Last year's landmark Property Law, which put private property on the same footing as state-owned property, sought to reassure China's millions of newly affluent urban residents, who have flocked to buy high-rise apartments since an urban real estate market was created in the late 1990s, that the state would protect their assets.

This new land decision is aimed at another potentially destabilising factor - quelling seething social unrest within the countryside, much of it caused by land disputes in which corrupt officials, in collusion with business people, have seized farmers' land without fair compensation. China's stellar growth over the past 30 years has lifted millions out of poverty but has also created the biggest gap between rich and poor since 1949, with rural residents the biggest losers.

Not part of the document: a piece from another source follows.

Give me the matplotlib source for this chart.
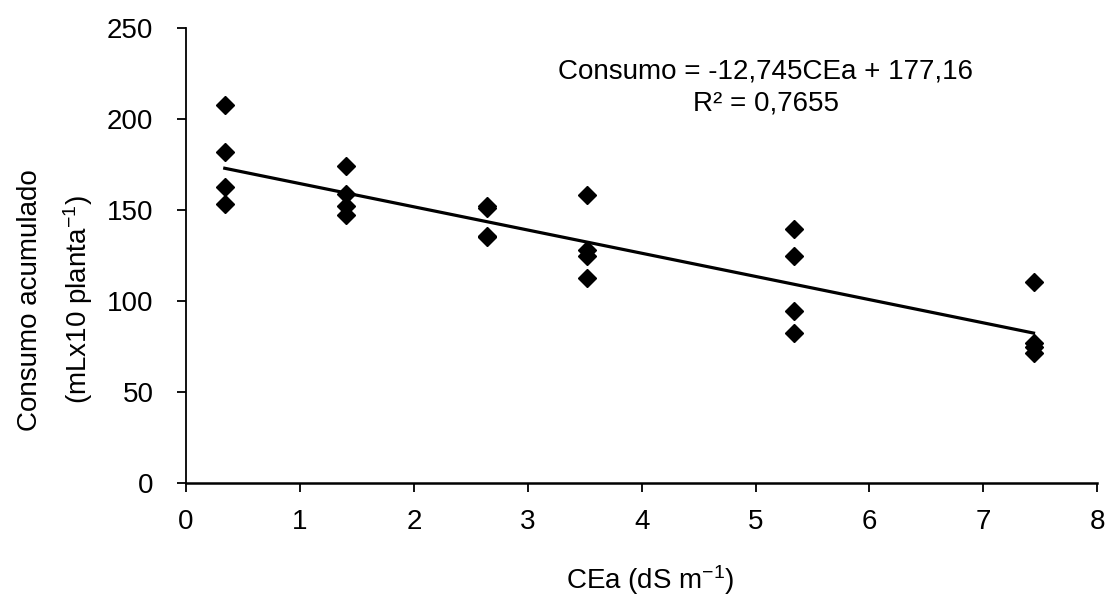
import numpy as np
import matplotlib.pyplot as plt

plt.rcParams['font.family'] = ['Liberation Sans', 'DejaVu Sans']
plt.rcParams['mathtext.fontset'] = 'custom'
plt.rcParams['mathtext.rm'] = 'Liberation Sans'
plt.rcParams['mathtext.default'] = 'regular'

# CEa levels (dS m-1), 4 repetitions each
cea = [0.34] * 4 + [1.40] * 4 + [2.64] * 4 + [3.52] * 4 + [5.34] * 4 + [7.44] * 4
consumo = [207.6, 181.5, 162.7, 153.1,
           174.2, 158.7, 152.2, 147.3,
           152.0, 151.0, 135.5, 135.0,
           158.2, 128.0, 124.7, 112.3,
           139.4, 124.7, 94.7, 82.3,
           110.6, 77.0, 74.6, 71.5]

# ajuste lineal
pendiente = -12.745
intercepto = 177.16
r2 = 0.7655


def coma(v, d):
    return f'{v:.{d}f}'.replace('.', ',')


fig = plt.figure(figsize=(11.14, 6.03), dpi=100)
ax = fig.add_axes([0.167, 0.199, 0.818, 0.755])

ax.plot(cea, consumo, linestyle='none', marker='D', markersize=9.5,
        color='black')

xl = np.array([min(cea), max(cea)])
ax.plot(xl, pendiente * xl + intercepto, color='black', linewidth=2.3)

ax.set_xlim(0, 8)
ax.set_ylim(0, 250)
ax.set_xticks(range(0, 9))
ax.set_yticks(range(0, 251, 50))
ax.spines['top'].set_visible(False)
ax.spines['right'].set_visible(False)
ax.spines['left'].set_linewidth(1.3)
ax.spines['bottom'].set_linewidth(1.8)
ax.tick_params(axis='both', labelsize=20, length=6.5, width=1.3, direction='out')
ax.tick_params(axis='x', pad=12)
ax.tick_params(axis='y', pad=17)

fig.text(650 / 1114, 1 - 580 / 603, 'CEa (dS m$^{-1}$)', fontsize=20,
         ha='center', va='center')
fig.text(30 / 1114, 1 - 300 / 603, 'Consumo acumulado', fontsize=20,
         rotation=90, ha='center', va='center')
fig.text(78 / 1114, 1 - 300 / 603, '(mLx10 planta$^{-1}$)', fontsize=20,
         rotation=90, ha='center', va='center')

ecuacion = f'Consumo = -{coma(abs(pendiente), 3)}CEa + {coma(intercepto, 2)}'
fig.text(766 / 1114, 1 - 79 / 603, ecuacion, fontsize=20,
         ha='center', va='baseline')
fig.text(766 / 1114, 1 - 111 / 603, f'R² = {coma(r2, 4)}', fontsize=20,
         ha='center', va='baseline')

fig.savefig('out.png', dpi=100)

Professor Andrew Watson, of the University of Adelaide's School of Economics, said previously farmland owned by village collectives (on behalf of farmers) had to be converted to state-ownership before it could be legally onsold for non-farming purposes. Because the compensation payable to farmers was capped by law, usually at 30 times' average annual farming income, village leaders and other local officials could effectively gain control of farmers' land cheaply and then sell it to developers at a huge profit. He cites the Central Party School economist Zhou Tianyong as estimating that about 9 trillion yuan ($2 trillion) of value has been accumulated by the industrial and commercial sectors from farmers through this mechanism.

"Not surprisingly, the [old] policy has been under debate for some time. The World Bank, AusAID and others have been supporting work on this land issue; there is a need to make it fairer [and] more transparent," he said.

Dr Sally Sargeson, of the Australian National University's Contemporary China Centre, said the latest decision was of great significance: "At the moment most of the capital has been captured by lower levels of government, to the detriment of villagers who haven't been in a position to negotiate a fair price."

Sargeson said that in 2002 in the Jianggan district of Hangzhou city, one of China's second-tier cities near Shanghai, villagers were receiving what at first seemed a remarkably high level of compensation - 200,000 yuan per mu of land, whereas farmers in more remote areas of Zhejiang province were receiving just 8000 yuan per mu.

Even 200,000 yuan was hardly a fair return to farmers, as the final sale price of the land, once it had been reclassified as state land and made available for non-agricultural purposes, was several million yuan a mu - with the government officials and the developers reaping the biggest share of the profits.

Watson and Sargeson said concerns that farmers could lose their land and be left with no means of support were legitimate. But they said that under the present system an estimated 40 million farmers had already lost their land due to corruption and other abuses. "So it is very, very significant in terms of changing the political dynamic between local government and farmers," Sargeson said.

Li Zhiying, a rural activist involved with several recent land protests on behalf of farmers, also welcomed the reforms but warned there was much more to be done. He said reformists within the Government had won this round against conservatives who oppose any weakening of collective ownership, successfully arguing that the abuse of the old system "gravely threatens the relationship between the Communist Party and civilians". Li said Beijing was also hoping that by empowering farmers, they could help central government better control local corruption and boost domestic consumption, especially given the global economic slowdown, by giving farmers a fairer share of the profits.

"Basically it is a victory but it could just be a victory on paper if these people do not continue efforts to carry out the policy. Unlike in democratic societies where [where] when parliaments pass laws it is done, in China you need also to make big efforts to implement the law," Li said.

"In terms of organised power, farmers can't compare to these powerful interest groups. Even in rural areas where farmers' use-rights are clear, their rights have sometimes been violated. Officials or developers will find new ways to cheat farmers."